Reply with only the number of lines that contain the string "matplotlib".

Charts and diagrams as code:
^^^^
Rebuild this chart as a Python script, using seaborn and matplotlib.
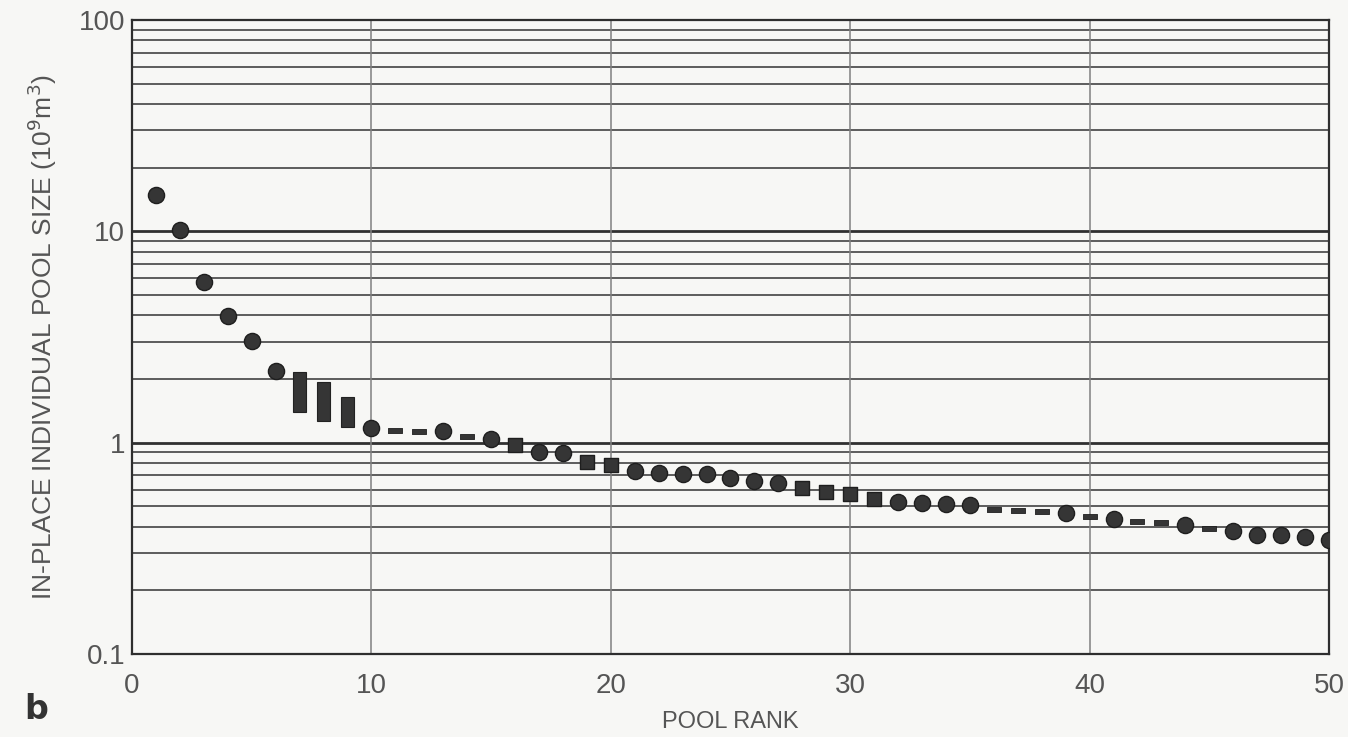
import pandas as pd
import seaborn as sns
import matplotlib.pyplot as plt
from matplotlib import font_manager

# Pool rank vs in-place pool size (10^9 m^3)
circle_rank = [1, 2, 3, 4, 5, 6, 10, 13, 15, 17, 18, 21, 22, 23, 24, 25, 26, 27,
               32, 33, 34, 35, 39, 41, 44, 46, 47, 48, 49, 50]
circle_size = [14.9, 10.1, 5.75, 3.97, 3.03, 2.19, 1.17, 1.13, 1.04, 0.907, 0.89,
               0.735, 0.722, 0.707, 0.707, 0.681, 0.662, 0.643, 0.523, 0.517, 0.514,
               0.505, 0.464, 0.437, 0.410, 0.380, 0.364, 0.364, 0.357, 0.348]
square_rank = [16, 19, 20, 28, 29, 30, 31]
square_size = [0.975, 0.814, 0.787, 0.611, 0.583, 0.569, 0.542]
dash_rank = [11, 12, 14, 36, 37, 38, 40, 42, 43, 45]
dash_size = [1.15, 1.14, 1.075, 0.483, 0.478, 0.476, 0.452, 0.425, 0.421, 0.396]
range_rank = [7, 8, 9]
range_low = [1.40, 1.26, 1.18]
range_high = [2.15, 1.94, 1.64]

x_ticks = [0, 10, 20, 30, 40, 50]
y_ticks = [0.1, 1, 10, 100]
y_tick_labels = ['0.1', '1', '10', '100']

sns.set_style('white')
names = {f.name for f in font_manager.fontManager.ttflist}
narrow = 'Liberation Sans Narrow' if 'Liberation Sans Narrow' in names else 'Liberation Sans'
plt.rcParams['font.family'] = [narrow, 'DejaVu Sans']

text_col = '#555555'
mark_col = '#353535'

fig = plt.figure(figsize=(13.48, 7.37), dpi=100, facecolor='#f7f7f5')
ax = fig.add_axes([0.0979, 0.1126, 0.888, 0.8603])
ax.set_facecolor('#f7f7f5')
ax.set_yscale('log')
ax.set_xlim(0, 50)
ax.set_ylim(0.1, 100)

# grid: horizontal lines at every log step, vertical every 10
for dec in [0.1, 1, 10]:
    for k in range(2, 10):
        ax.axhline(dec * k, color='#505050', lw=1.3, zorder=1)
for v in [1, 10]:
    ax.axhline(v, color='#303030', lw=2.0, zorder=1)
for xv in [10, 20, 30, 40]:
    ax.axvline(xv, color='#808080', lw=1.1, zorder=1)

# ranges (vertical bars)
ax.bar(range_rank, [h - l for h, l in zip(range_high, range_low)], bottom=range_low,
       width=0.55, color=mark_col, edgecolor='#222222', lw=0.8, zorder=3)

circles = pd.DataFrame({'rank': circle_rank, 'size': circle_size})
squares = pd.DataFrame({'rank': square_rank, 'size': square_size})
dashes = pd.DataFrame({'rank': dash_rank, 'size': dash_size})

sns.scatterplot(data=circles, x='rank', y='size', ax=ax, marker='o', s=135,
                color=mark_col, edgecolor='#1e1e1e', linewidth=1.0, zorder=4)
sns.scatterplot(data=squares, x='rank', y='size', ax=ax, marker='s', s=95,
                color=mark_col, edgecolor='#1e1e1e', linewidth=1.0, zorder=4)
dash_marker = [(-1, -0.36), (1, -0.36), (1, 0.36), (-1, 0.36), (-1, -0.36)]
sns.scatterplot(data=dashes, x='rank', y='size', ax=ax, marker=dash_marker, s=100,
                color=mark_col, edgecolor='#1e1e1e', linewidth=0.6, zorder=4)

ax.set_xticks(x_ticks)
ax.set_xticklabels([str(t) for t in x_ticks])
ax.set_yticks(y_ticks)
ax.set_yticklabels(y_tick_labels)
ax.minorticks_off()
ax.tick_params(axis='both', length=0, labelsize=20, colors=text_col)
ax.tick_params(axis='x', pad=14)
ax.tick_params(axis='y', pad=5)

for sp in ax.spines.values():
    sp.set_color('#2e2e2e')
    sp.set_linewidth(1.6)

ax.set_xlabel('POOL RANK', fontsize=17, color=text_col, labelpad=8)
ax.set_ylabel('IN-PLACE INDIVIDUAL POOL SIZE (10$^{9}$m$^{3}$)', fontsize=19,
              color=text_col, labelpad=14)
fig.text(0.018, 0.025, 'b', fontsize=24, fontweight='bold', color='#333333',
         family=['DejaVu Sans'])

fig.savefig('out.png', dpi=100, facecolor=fig.get_facecolor())
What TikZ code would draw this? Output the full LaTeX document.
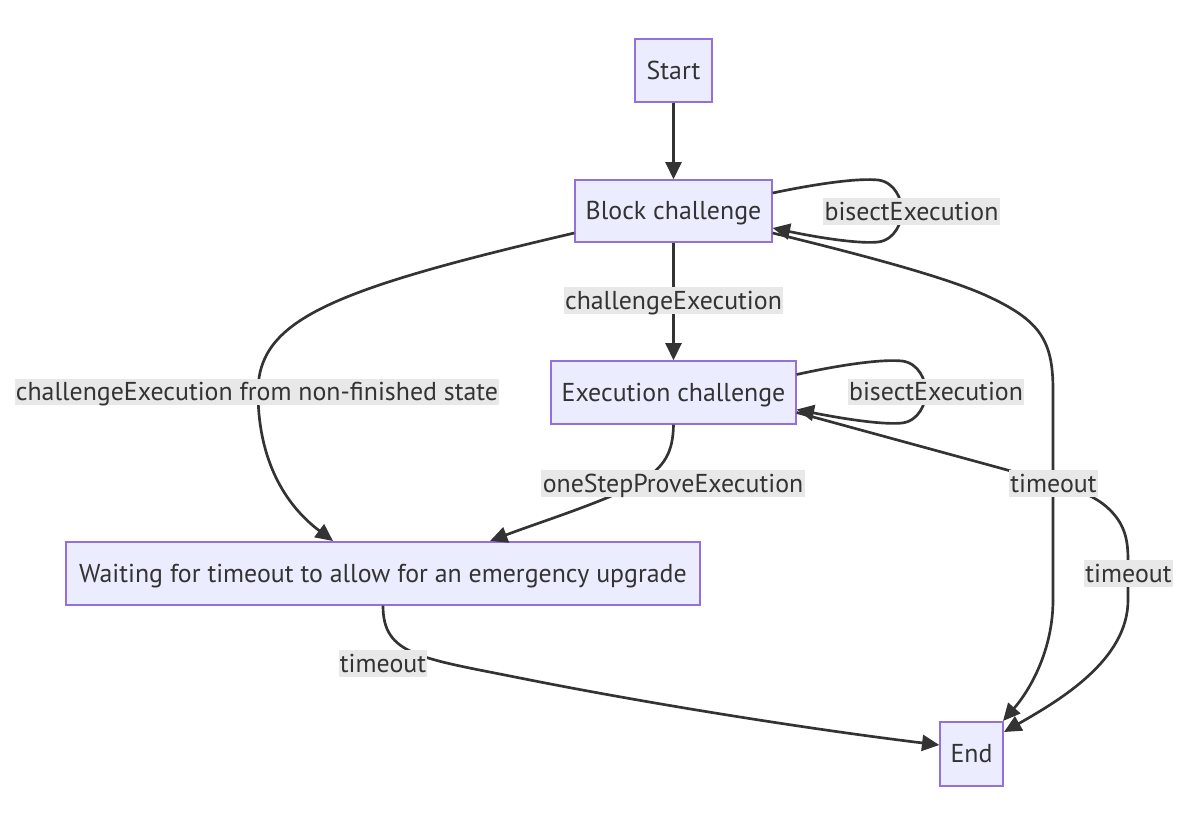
\documentclass[tikz,border=0pt]{standalone}
\usepackage{fontspec}
\setmainfont{PT Sans}
\usetikzlibrary{arrows.meta,calc}
\definecolor{nodefill}{HTML}{ECECFF}
\definecolor{nodeborder}{HTML}{9370DB}
\definecolor{edgecol}{HTML}{333333}
\definecolor{lblbg}{HTML}{E8E8E8}
\definecolor{txtcol}{HTML}{333333}
\begin{document}
\begin{tikzpicture}[x=0.75pt,y=-0.75pt,
  state/.style={draw=nodeborder, fill=nodefill, line width=1pt, inner sep=0pt,
    text=txtcol, font=\fontsize{19.4}{22}\selectfont, text height=15pt, text depth=2pt},
  lbl/.style={fill=lblbg, text=txtcol, inner xsep=1pt, inner ysep=0pt,
    minimum height=20pt, font=\fontsize{19.4}{22}\selectfont, text height=15pt, text depth=2pt},
  edge/.style={draw=edgecol, line width=2pt, -{Triangle[length=13pt,width=12pt]}},
]
\useasboundingbox (0,0) rectangle (1200,815);
\fill[white] (0,0) rectangle (1200,815);

% states
\node[state, minimum width=57.75pt, minimum height=47.25pt] (start) at (673.5,70.5) {Start};
\node[state, minimum width=147.75pt, minimum height=46.5pt] (blk) at (673.5,211) {Block challenge};
\node[state, minimum width=183.75pt, minimum height=47.25pt] (exe) at (673.5,392.5) {Execution challenge};
\node[state, minimum width=475.5pt, minimum height=47.25pt] (wait) at (383,573.5) {Waiting for timeout to allow for an emergency upgrade};
\node[state, minimum width=47.25pt, minimum height=48pt] (end) at (971.5,754) {End};

% connectors
\draw[edge] (start) -- (blk);
% Block self loop
\draw[edge] ($(blk.east)+(0,-18)$) .. controls (820,183) and (860,178) .. (878,180)
  .. controls (895,182) and (902,200) .. (902,211)
  .. controls (902,222) and (895,240) .. (878,242)
  .. controls (860,244) and (820,238) .. ($(blk.east)+(0,17)$);
% Exec self loop
\draw[edge] ($(exe.east)+(0,-18)$) .. controls (844,364) and (884,359) .. (902,361)
  .. controls (919,363) and (926,381) .. (926,392)
  .. controls (926,403) and (919,421) .. (902,423)
  .. controls (884,425) and (844,419) .. ($(exe.east)+(0,17)$);
% Block -> Exec
\draw[edge] (blk) -- (exe);
% Block -> Waiting
\coordinate (bw) at (333,541);
\draw[edge] ($(blk.west)+(0,22)$) .. controls (330,290) and (258,320) .. (258,392)
  .. controls (258,460) and (285,505) .. (bw);
% Exec -> Waiting
\coordinate (ew) at (490,541);
\draw[edge] (exe.south) .. controls (673,452) and (665,467) .. (640,482)
  .. controls (610,500) and (540,522) .. (ew);
% Waiting -> End
\draw[edge] (wait.south) .. controls (383,655) and (420,658) .. (520,678)
  .. controls (640,702) and (800,728) .. (end.west |- 0,745);
% Block -> End
\coordinate (be) at (1003,721);
\draw[edge] ($(blk.east)+(0,22)$) .. controls (850,252) and (940,275) .. (985,295)
  .. controls (1040,320) and (1053,340) .. (1053,390)
  -- (1053,600) .. controls (1053,650) and (1030,690) .. (be);
% Exec -> End
\coordinate (ee) at (1004,732);
\draw[edge] ($(exe.east)+(0,20)$) -- (1000,468) .. controls (1060,485) and (1090,490) .. (1110,510)
  .. controls (1125,525) and (1128,540) .. (1128,560) -- (1128,600)
  .. controls (1128,660) and (1060,700) .. (ee);

% labels
\node[lbl] (l1) at (911.5,211.5) {bisectExecution};
\node[lbl] (l2) at (673.5,300.5) {challengeExecution};
\node[lbl] (l3) at (936,392) {bisectExecution};
\node[lbl] (l4) at (257,392) {challengeExecution from non-finished state};
\node[lbl] (l5) at (673,483.5) {oneStepProveExecution};
\node[lbl] (l6) at (383,663.5) {timeout};
\node[lbl] (l7) at (1053.5,483.5) {timeout};
\node[lbl] (l8) at (1128.5,573.5) {timeout};
\end{tikzpicture}
\end{document}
^^^^
* [Full output] 3